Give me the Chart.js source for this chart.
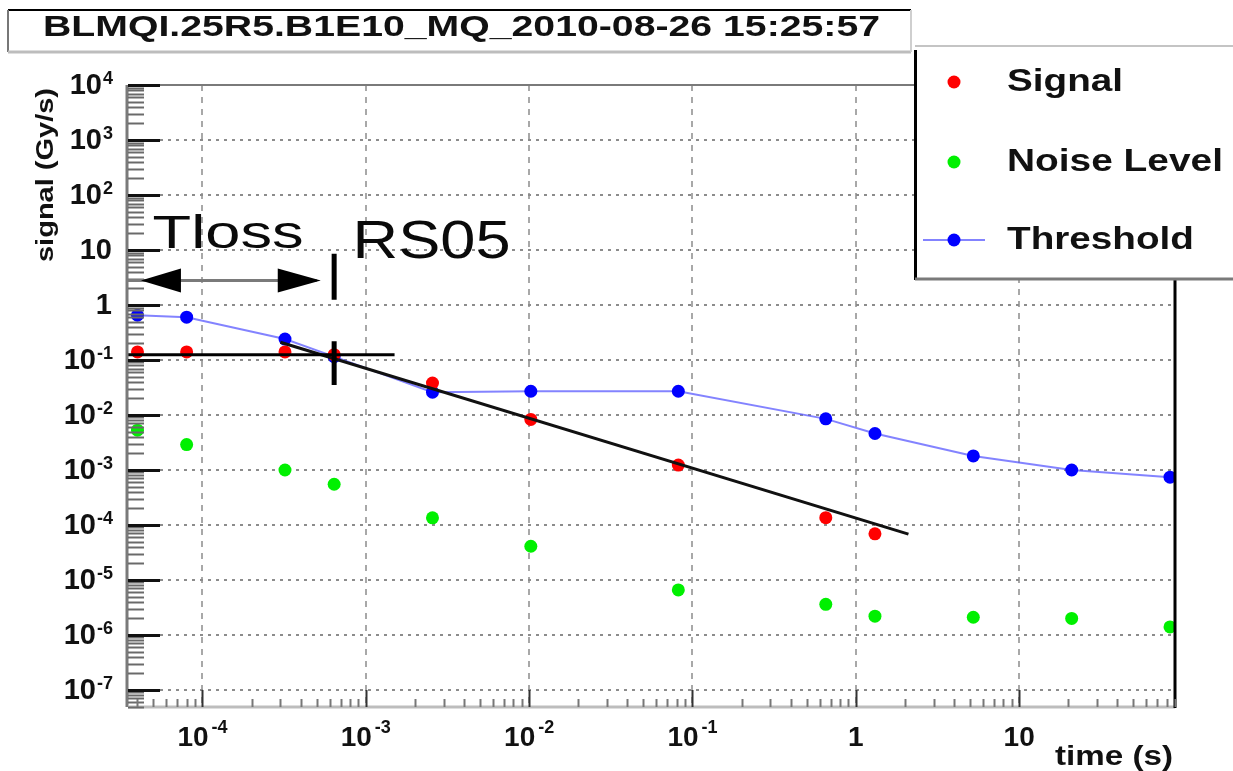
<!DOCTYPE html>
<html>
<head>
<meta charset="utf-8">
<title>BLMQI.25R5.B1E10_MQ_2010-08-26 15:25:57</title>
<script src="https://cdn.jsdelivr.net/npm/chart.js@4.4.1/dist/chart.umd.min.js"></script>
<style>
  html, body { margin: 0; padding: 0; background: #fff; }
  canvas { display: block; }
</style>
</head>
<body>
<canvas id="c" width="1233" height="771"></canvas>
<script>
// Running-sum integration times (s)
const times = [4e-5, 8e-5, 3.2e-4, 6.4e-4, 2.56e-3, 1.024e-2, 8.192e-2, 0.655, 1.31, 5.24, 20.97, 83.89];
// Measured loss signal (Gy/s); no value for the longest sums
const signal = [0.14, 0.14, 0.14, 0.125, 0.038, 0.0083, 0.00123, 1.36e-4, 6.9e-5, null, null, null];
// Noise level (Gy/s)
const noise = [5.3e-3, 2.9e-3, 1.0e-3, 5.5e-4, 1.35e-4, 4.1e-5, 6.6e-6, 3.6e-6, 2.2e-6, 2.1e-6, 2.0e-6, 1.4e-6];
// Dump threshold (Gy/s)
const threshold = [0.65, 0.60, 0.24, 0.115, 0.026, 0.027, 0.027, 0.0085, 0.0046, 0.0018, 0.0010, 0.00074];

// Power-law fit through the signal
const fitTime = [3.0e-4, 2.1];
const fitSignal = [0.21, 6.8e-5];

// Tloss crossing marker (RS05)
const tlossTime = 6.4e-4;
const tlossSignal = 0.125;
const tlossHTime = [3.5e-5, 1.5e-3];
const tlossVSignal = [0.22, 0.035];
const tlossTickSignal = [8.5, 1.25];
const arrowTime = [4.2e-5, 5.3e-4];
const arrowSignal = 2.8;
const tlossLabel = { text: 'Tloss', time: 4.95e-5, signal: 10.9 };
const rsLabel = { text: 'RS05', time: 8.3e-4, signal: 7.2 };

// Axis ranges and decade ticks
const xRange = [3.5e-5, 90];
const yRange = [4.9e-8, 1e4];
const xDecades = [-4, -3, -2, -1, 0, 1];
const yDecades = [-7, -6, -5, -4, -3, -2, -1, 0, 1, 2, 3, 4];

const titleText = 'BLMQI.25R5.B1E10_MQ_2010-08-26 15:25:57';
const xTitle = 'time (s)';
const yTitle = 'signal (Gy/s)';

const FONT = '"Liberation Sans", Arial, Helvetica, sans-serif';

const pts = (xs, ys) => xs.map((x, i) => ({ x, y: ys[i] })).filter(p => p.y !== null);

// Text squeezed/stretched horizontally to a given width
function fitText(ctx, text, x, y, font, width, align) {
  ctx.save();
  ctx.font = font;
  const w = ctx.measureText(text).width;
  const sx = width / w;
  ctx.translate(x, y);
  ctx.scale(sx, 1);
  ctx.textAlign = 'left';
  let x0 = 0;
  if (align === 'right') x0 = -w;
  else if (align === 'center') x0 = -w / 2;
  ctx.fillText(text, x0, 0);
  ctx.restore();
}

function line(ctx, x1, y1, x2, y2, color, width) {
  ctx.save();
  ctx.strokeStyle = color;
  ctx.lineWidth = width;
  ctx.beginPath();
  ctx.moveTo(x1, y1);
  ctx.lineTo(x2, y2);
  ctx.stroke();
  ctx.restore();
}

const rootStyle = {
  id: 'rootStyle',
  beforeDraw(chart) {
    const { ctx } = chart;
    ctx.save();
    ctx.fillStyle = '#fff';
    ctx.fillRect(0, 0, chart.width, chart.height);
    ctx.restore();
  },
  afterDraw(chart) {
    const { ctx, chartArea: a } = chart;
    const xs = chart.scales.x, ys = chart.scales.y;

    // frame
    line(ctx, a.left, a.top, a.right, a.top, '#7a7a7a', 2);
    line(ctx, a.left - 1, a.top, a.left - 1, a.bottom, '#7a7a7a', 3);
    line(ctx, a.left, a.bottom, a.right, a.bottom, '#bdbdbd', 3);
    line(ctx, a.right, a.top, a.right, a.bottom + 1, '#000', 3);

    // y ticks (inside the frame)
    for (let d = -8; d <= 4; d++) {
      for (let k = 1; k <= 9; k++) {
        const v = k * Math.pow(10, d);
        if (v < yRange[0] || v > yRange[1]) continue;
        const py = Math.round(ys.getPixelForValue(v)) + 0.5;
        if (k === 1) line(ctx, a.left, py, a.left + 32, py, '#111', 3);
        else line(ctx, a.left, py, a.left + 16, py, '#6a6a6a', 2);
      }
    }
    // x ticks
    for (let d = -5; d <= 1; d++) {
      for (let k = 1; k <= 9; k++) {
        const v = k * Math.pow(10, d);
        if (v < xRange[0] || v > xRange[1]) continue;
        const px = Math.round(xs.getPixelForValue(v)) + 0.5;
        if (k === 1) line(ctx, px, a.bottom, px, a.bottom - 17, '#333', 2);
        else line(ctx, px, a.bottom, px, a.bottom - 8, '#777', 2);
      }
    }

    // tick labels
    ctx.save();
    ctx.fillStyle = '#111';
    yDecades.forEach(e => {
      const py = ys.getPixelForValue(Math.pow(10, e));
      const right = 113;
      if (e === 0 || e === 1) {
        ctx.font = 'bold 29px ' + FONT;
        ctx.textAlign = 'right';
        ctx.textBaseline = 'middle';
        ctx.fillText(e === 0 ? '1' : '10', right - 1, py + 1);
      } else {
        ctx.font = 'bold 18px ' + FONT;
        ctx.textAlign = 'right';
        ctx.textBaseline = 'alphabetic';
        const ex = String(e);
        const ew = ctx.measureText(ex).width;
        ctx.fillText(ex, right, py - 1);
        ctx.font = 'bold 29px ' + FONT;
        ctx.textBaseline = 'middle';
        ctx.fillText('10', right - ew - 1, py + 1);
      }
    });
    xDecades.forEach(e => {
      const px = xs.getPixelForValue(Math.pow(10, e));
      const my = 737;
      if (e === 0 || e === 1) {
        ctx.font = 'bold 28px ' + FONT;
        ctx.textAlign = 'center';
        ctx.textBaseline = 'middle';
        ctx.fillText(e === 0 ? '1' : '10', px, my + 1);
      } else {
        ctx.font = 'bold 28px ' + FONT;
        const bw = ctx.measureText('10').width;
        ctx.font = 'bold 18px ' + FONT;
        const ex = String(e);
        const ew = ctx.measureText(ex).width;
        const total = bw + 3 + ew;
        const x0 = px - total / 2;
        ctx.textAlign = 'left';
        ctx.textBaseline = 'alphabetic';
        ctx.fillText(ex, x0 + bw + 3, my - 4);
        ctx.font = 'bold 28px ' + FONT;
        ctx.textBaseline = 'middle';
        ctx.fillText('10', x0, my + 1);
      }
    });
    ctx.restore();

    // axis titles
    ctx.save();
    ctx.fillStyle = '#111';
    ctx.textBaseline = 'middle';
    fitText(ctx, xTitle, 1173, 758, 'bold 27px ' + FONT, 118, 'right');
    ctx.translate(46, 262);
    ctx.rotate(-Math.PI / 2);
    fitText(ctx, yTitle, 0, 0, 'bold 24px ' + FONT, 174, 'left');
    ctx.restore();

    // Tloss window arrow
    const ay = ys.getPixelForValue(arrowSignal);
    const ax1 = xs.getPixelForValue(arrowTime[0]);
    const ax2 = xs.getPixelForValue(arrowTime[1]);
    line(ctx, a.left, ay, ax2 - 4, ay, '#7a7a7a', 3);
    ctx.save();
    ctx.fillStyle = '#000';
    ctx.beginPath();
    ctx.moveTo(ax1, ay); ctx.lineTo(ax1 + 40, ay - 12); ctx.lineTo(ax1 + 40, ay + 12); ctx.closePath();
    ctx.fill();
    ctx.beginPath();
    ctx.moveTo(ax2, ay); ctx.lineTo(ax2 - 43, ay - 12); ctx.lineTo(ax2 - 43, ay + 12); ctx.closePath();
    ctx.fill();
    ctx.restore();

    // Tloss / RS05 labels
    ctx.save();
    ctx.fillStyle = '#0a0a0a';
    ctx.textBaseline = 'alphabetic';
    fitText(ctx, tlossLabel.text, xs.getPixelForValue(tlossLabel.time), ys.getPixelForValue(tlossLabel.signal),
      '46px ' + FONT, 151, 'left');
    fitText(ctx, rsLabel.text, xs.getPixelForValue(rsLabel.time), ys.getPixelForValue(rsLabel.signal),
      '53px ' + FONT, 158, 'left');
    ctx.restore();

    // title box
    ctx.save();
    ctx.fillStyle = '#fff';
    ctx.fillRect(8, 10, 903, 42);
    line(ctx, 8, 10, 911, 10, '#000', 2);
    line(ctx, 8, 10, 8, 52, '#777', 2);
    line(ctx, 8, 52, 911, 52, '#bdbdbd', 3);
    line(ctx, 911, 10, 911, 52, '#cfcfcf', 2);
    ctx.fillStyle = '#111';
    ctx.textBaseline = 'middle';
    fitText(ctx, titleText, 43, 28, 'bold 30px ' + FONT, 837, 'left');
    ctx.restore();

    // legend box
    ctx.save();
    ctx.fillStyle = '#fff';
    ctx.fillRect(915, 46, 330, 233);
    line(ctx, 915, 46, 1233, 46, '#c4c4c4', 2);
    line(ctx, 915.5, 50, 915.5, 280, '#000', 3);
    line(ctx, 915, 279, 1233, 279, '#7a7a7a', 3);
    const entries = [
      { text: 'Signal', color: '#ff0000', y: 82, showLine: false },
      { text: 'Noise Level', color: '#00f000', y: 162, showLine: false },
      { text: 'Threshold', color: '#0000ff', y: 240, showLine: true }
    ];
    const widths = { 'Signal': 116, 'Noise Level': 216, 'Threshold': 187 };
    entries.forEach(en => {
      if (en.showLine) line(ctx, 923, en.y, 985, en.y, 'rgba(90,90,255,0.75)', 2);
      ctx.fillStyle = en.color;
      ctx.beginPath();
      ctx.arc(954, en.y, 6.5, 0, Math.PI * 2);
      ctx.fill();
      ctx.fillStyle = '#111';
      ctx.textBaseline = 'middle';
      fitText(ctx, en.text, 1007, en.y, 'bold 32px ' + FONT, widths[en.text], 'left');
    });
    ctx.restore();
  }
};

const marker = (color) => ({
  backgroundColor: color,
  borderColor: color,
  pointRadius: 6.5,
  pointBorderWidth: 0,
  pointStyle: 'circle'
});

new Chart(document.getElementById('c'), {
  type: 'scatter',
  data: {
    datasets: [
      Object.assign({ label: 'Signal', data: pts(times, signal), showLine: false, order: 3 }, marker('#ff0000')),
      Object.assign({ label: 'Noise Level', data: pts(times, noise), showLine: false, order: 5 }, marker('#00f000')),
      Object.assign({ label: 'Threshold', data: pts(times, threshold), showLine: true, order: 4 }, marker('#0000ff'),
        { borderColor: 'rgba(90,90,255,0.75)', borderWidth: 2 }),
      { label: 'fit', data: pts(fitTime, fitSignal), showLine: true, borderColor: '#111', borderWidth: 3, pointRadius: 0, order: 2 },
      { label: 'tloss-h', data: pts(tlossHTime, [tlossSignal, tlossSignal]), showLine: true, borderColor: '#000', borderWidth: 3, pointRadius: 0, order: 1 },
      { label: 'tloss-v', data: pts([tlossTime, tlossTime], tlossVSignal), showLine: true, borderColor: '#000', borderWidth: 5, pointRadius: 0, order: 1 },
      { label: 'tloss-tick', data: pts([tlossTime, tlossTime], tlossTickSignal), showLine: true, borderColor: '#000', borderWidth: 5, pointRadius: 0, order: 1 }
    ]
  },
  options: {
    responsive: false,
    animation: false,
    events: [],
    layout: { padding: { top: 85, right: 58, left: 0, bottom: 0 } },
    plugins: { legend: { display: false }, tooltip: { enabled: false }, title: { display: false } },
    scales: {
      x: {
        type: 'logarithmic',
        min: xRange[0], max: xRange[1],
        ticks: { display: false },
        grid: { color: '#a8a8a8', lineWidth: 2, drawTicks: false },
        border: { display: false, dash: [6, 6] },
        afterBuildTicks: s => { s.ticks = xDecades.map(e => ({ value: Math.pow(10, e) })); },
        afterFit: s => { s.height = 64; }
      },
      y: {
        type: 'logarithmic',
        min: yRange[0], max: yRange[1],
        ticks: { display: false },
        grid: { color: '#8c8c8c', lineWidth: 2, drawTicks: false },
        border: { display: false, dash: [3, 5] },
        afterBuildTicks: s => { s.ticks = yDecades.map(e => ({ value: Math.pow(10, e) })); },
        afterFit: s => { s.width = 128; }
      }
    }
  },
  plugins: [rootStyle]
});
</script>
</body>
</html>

------------

### EXERCISE AIM
Quote, exactly and only, the lines from the first line of the data above through the line containing "const pts = (xs, ys)". The pictures do not belong in it.

### TASK RESULT
Give me the Chart.js source for this chart.
<!DOCTYPE html>
<html>
<head>
<meta charset="utf-8">
<title>BLMQI.25R5.B1E10_MQ_2010-08-26 15:25:57</title>
<script src="https://cdn.jsdelivr.net/npm/chart.js@4.4.1/dist/chart.umd.min.js"></script>
<style>
  html, body { margin: 0; padding: 0; background: #fff; }
  canvas { display: block; }
</style>
</head>
<body>
<canvas id="c" width="1233" height="771"></canvas>
<script>
// Running-sum integration times (s)
const times = [4e-5, 8e-5, 3.2e-4, 6.4e-4, 2.56e-3, 1.024e-2, 8.192e-2, 0.655, 1.31, 5.24, 20.97, 83.89];
// Measured loss signal (Gy/s); no value for the longest sums
const signal = [0.14, 0.14, 0.14, 0.125, 0.038, 0.0083, 0.00123, 1.36e-4, 6.9e-5, null, null, null];
// Noise level (Gy/s)
const noise = [5.3e-3, 2.9e-3, 1.0e-3, 5.5e-4, 1.35e-4, 4.1e-5, 6.6e-6, 3.6e-6, 2.2e-6, 2.1e-6, 2.0e-6, 1.4e-6];
// Dump threshold (Gy/s)
const threshold = [0.65, 0.60, 0.24, 0.115, 0.026, 0.027, 0.027, 0.0085, 0.0046, 0.0018, 0.0010, 0.00074];

// Power-law fit through the signal
const fitTime = [3.0e-4, 2.1];
const fitSignal = [0.21, 6.8e-5];

// Tloss crossing marker (RS05)
const tlossTime = 6.4e-4;
const tlossSignal = 0.125;
const tlossHTime = [3.5e-5, 1.5e-3];
const tlossVSignal = [0.22, 0.035];
const tlossTickSignal = [8.5, 1.25];
const arrowTime = [4.2e-5, 5.3e-4];
const arrowSignal = 2.8;
const tlossLabel = { text: 'Tloss', time: 4.95e-5, signal: 10.9 };
const rsLabel = { text: 'RS05', time: 8.3e-4, signal: 7.2 };

// Axis ranges and decade ticks
const xRange = [3.5e-5, 90];
const yRange = [4.9e-8, 1e4];
const xDecades = [-4, -3, -2, -1, 0, 1];
const yDecades = [-7, -6, -5, -4, -3, -2, -1, 0, 1, 2, 3, 4];

const titleText = 'BLMQI.25R5.B1E10_MQ_2010-08-26 15:25:57';
const xTitle = 'time (s)';
const yTitle = 'signal (Gy/s)';

const FONT = '"Liberation Sans", Arial, Helvetica, sans-serif';

const pts = (xs, ys) => xs.map((x, i) => ({ x, y: ys[i] })).filter(p => p.y !== null);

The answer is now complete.